For a non-negative real series $(a_n)_{n \in \mathbb{N}}$, the tests give two (possibly undefined) numbers: let’s call them $L_\textit{root} := \lim_n (a_n)^{\frac{1}{n}}$, and $L_\textit{ratio} := \lim_n \frac{a_{n+1}}{a_n}$.
From Lemma 3 of these notes by Pete L. Clark, it follows that if $L_{\textit{ratio}}$ is defined, then $L_\textit{root}$ is also defined, and they are equal.
This is reasonably intuitive, with a bit of thought: suppose that for $n>N$, the ratio of consecutive terms $\frac{a_{n+1}}{a_n}$ is always close to $L$. Then (still for n>N), consider $a_n$ as produced by multiplying $a_N$ by all the later consecutive ratios; so it’s close to $L^{n-N} a_N$, and its $n$th root is close to $(L^{n-N} a_N)^{\frac{1}{n}} = L (\frac{a_N}{L^N})^\frac{1}{n}$. The second factor here, being the $n$th root of a constant, goes to $1$ as $n$ grows; so for sufficiently large $n$, $(a_n)^\frac{1}{n}$ will be close to $L$. (Exercise: make this argument precise — replace each “…close to…” by appropriate specific bounds.)
On the other hand, the converse doesn’t generally hold. $L_\textit{root}$ may be defined even if $L_\textit{ratio}$ is not.
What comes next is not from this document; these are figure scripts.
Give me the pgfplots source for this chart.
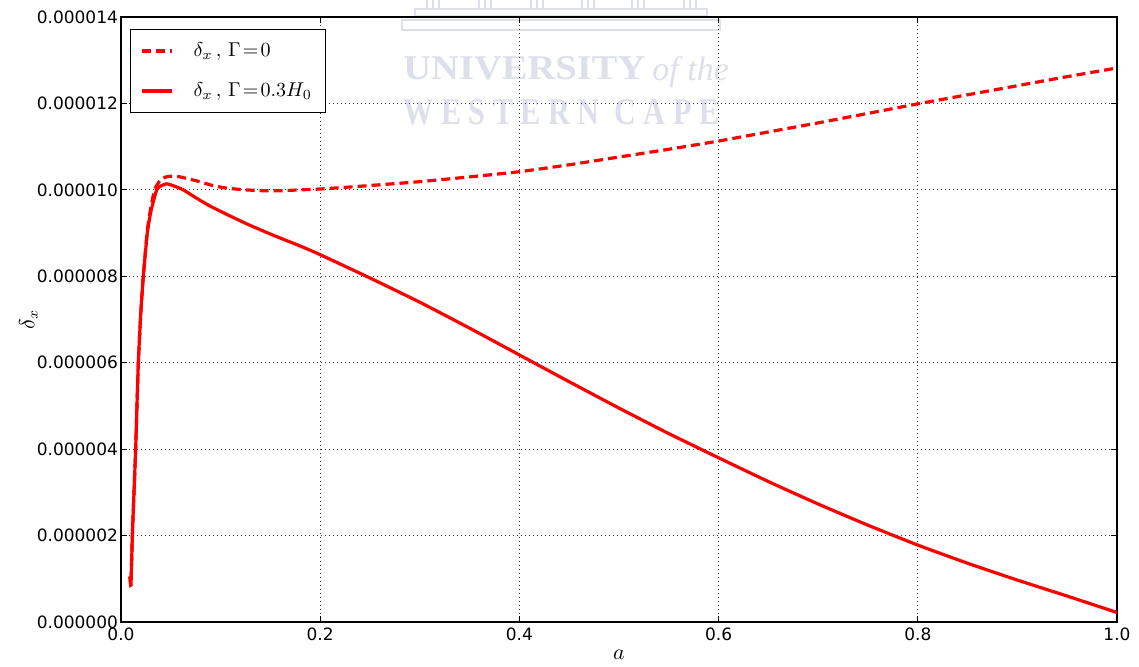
\documentclass[border=0pt]{standalone}
\usepackage{pgfplots}
\pgfplotsset{compat=1.18}
\usepackage{fontspec}
\setmainfont{DejaVu Sans}
\newfontfamily\wmfont{Liberation Serif}
\definecolor{wm}{RGB}{221,223,234}
\definecolor{mplred}{RGB}{255,0,0}

% delta_x in units of 1e-6
\pgfplotstableread{
a      d
0.0090 1.05
0.0100 0.86
0.0114 2.00
0.0147 4.00
0.0174 6.00
0.0200 7.20
0.0224 8.00
0.0264 9.05
0.0300 9.60
0.0340 10.02
0.0400 10.24
0.0470 10.31
0.0570 10.31
0.0650 10.27
0.0790 10.19
0.0920 10.10
0.1060 10.04
0.1250 10.00
0.1430 9.98
0.1600 9.98
0.1800 10.00
0.2000 10.02
0.2200 10.05
0.2500 10.10
0.3000 10.19
0.3500 10.30
0.4000 10.42
0.4500 10.58
0.5000 10.76
0.5500 10.94
0.6000 11.13
0.6500 11.34
0.7000 11.55
0.7500 11.77
0.8000 11.99
0.8500 12.20
0.9000 12.41
0.9500 12.62
1.0000 12.82
}\nodecay

\pgfplotstableread{
a      d
0.0090 1.05
0.0100 0.86
0.0114 2.00
0.0147 4.00
0.0174 6.00
0.0200 7.20
0.0224 8.00
0.0264 9.00
0.0300 9.50
0.0358 10.00
0.0400 10.09
0.0460 10.14
0.0520 10.10
0.0625 10.00
0.0750 9.82
0.0890 9.63
0.1100 9.39
0.1295 9.18
0.1550 8.93
0.1800 8.70
0.2000 8.50
0.2500 7.96
0.3000 7.40
0.3500 6.80
0.4000 6.18
0.4500 5.56
0.5000 4.95
0.5500 4.36
0.6000 3.80
0.6500 3.25
0.7000 2.73
0.7500 2.24
0.8000 1.78
0.8500 1.36
0.9000 0.97
0.9500 0.60
1.0000 0.22
}\withdecay

\begin{document}
\begin{tikzpicture}[x=0.5pt,y=0.5pt]
% watermark (drawn first, behind the plot); 1 unit = 1 px, origin at axis corner
\begin{scope}[shift={(-121,622)}, yscale=-1]
  \draw[wm, line width=1.2pt] (402,20) rectangle (720,30);
  \draw[wm, line width=1.2pt] (415,9) rectangle (707,16);
  \foreach \cx in {433,485,537,588,638,690}{
    \draw[wm, line width=1pt] (\cx-6,0) -- (\cx-6,9);
    \draw[wm, line width=1pt] (\cx,0) -- (\cx,9);
    \draw[wm, line width=1pt] (\cx+6,0) -- (\cx+6,9);
  }
\end{scope}
\node[anchor=south west, inner sep=0pt, text=wm] at (282,542)
  {\resizebox{121pt}{11.5pt}{\wmfont\bfseries UNIVERSITY}};
\node[anchor=base west, inner sep=0pt, text=wm] at (531,542)
  {\wmfont\itshape\fontsize{17}{17}\selectfont of the};
\node[anchor=south west, inner sep=0pt, text=wm] at (282,497)
  {\resizebox{158pt}{12.5pt}{\wmfont\bfseries W E S T E R N\ \ C A P E}};

\begin{axis}[
  name=ax,
  at={(0,0)}, anchor=south west,
  scale only axis,
  width=498pt, height=302.5pt,
  xmin=0, xmax=1, ymin=0, ymax=14,
  xtick={0,0.2,0.4,0.6,0.8,1.0},
  xticklabels={0.0,0.2,0.4,0.6,0.8,1.0},
  ytick={0,2,4,6,8,10,12,14},
  yticklabels={0.000000,0.000002,0.000004,0.000006,0.000008,0.000010,0.000012,0.000014},
  tick align=inside,
  tick pos=both,
  major tick length=3pt,
  minor tick num=0,
  tick style={black, line width=0.5pt},
  axis line style={black, line width=0.6pt},
  grid=major,
  major grid style={black!80, line width=0.5pt, dash pattern=on 0.5pt off 1.5pt},
  ticklabel style={font=\fontsize{8.5}{10}\selectfont},
  xticklabel style={yshift=0.5pt},
  yticklabel style={xshift=2pt},
  xlabel={$a$},
  ylabel={$\delta_x$},
  xlabel style={at={(axis description cs:0.5,-0.055)}, anchor=center, font=\fontsize{10.5}{12}\selectfont},
  ylabel style={at={(axis description cs:-0.093,0.5)}, anchor=center, font=\fontsize{10.5}{12}\selectfont},
  legend style={
    at={(axis description cs:0.009,0.980)}, anchor=north west,
    draw=black, line width=0.5pt, fill=white,
    inner xsep=5pt, inner ysep=4.5pt,
    row sep=7.5pt,
    font=\fontsize{10.4}{12}\selectfont,
    /tikz/every even column/.append style={column sep=0pt},
  },
  legend cell align=left,
  legend image code/.code={\draw[#1, line width=1.6pt] (0pt,0pt) -- (15pt,0pt);},
  legend columns=1,
]
\addplot[mplred, line width=1.6pt, smooth, tension=0.3, dash pattern=on 4.5pt off 2.5pt] table[x=a,y=d] {\nodecay};
\addlegendentry{\hspace{8pt}$\delta_x\,,\,\Gamma\!=\!0$}
\addplot[mplred, line width=1.6pt, smooth, tension=0.3] table[x=a,y=d] {\withdecay};
\addlegendentry{\hspace{8pt}$\delta_x\,,\,\Gamma\!=\!0.3H_0$}
\end{axis}
\pgfresetboundingbox
\path[use as bounding box] (-121,-44) rectangle (1018,622);
\end{tikzpicture}
\end{document}
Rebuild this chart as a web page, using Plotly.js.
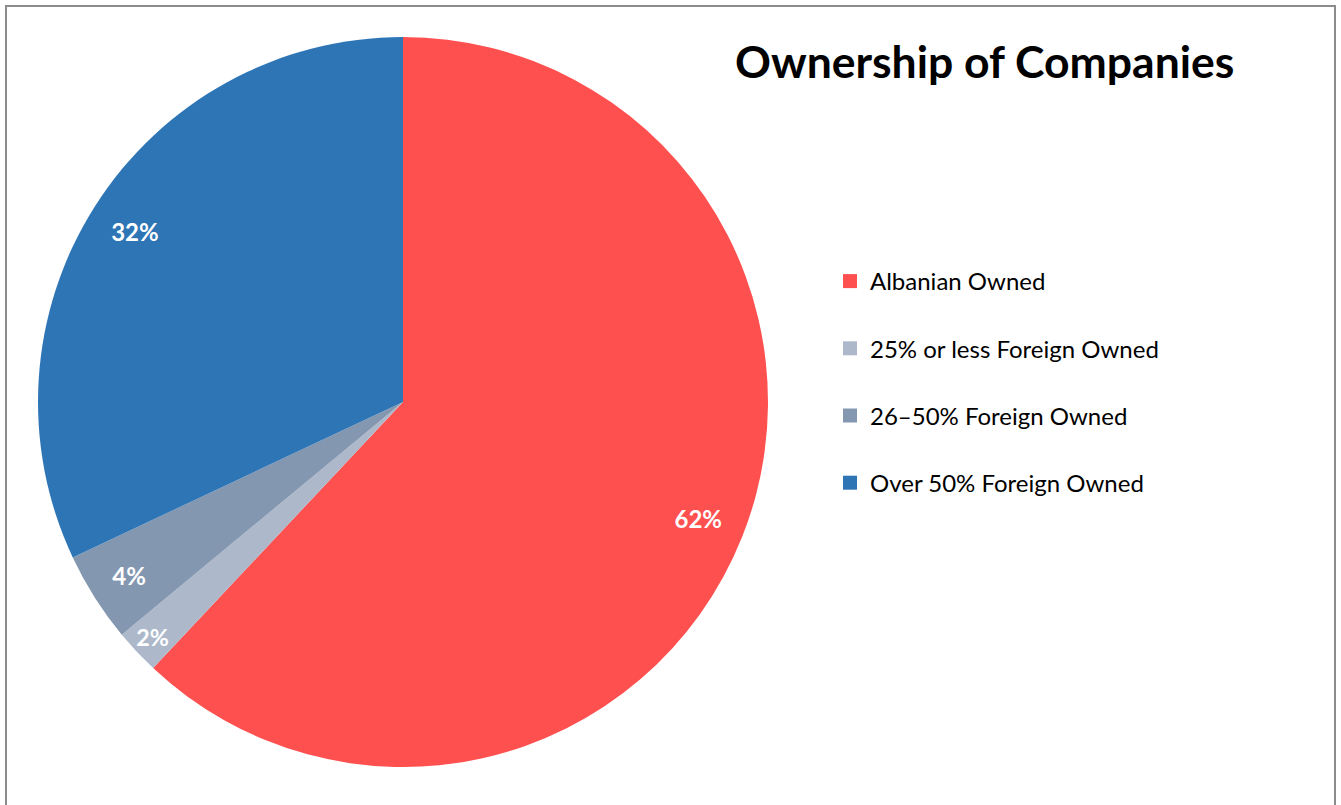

For example, set $a_n = 2^n$ when $n$ is even, $a_n = 2^{n-1}$ when $n$ is odd. Then the ratio of consecutive terms alternates between 1 and 4, so $L_\textit{ratio}$ is undefined; but the sequence is close enough to $2^n$ that the root converges, with $L_\textit{root} = 2$.
(Thanks to @David Mitra’s comment for the reference to the linked notes.)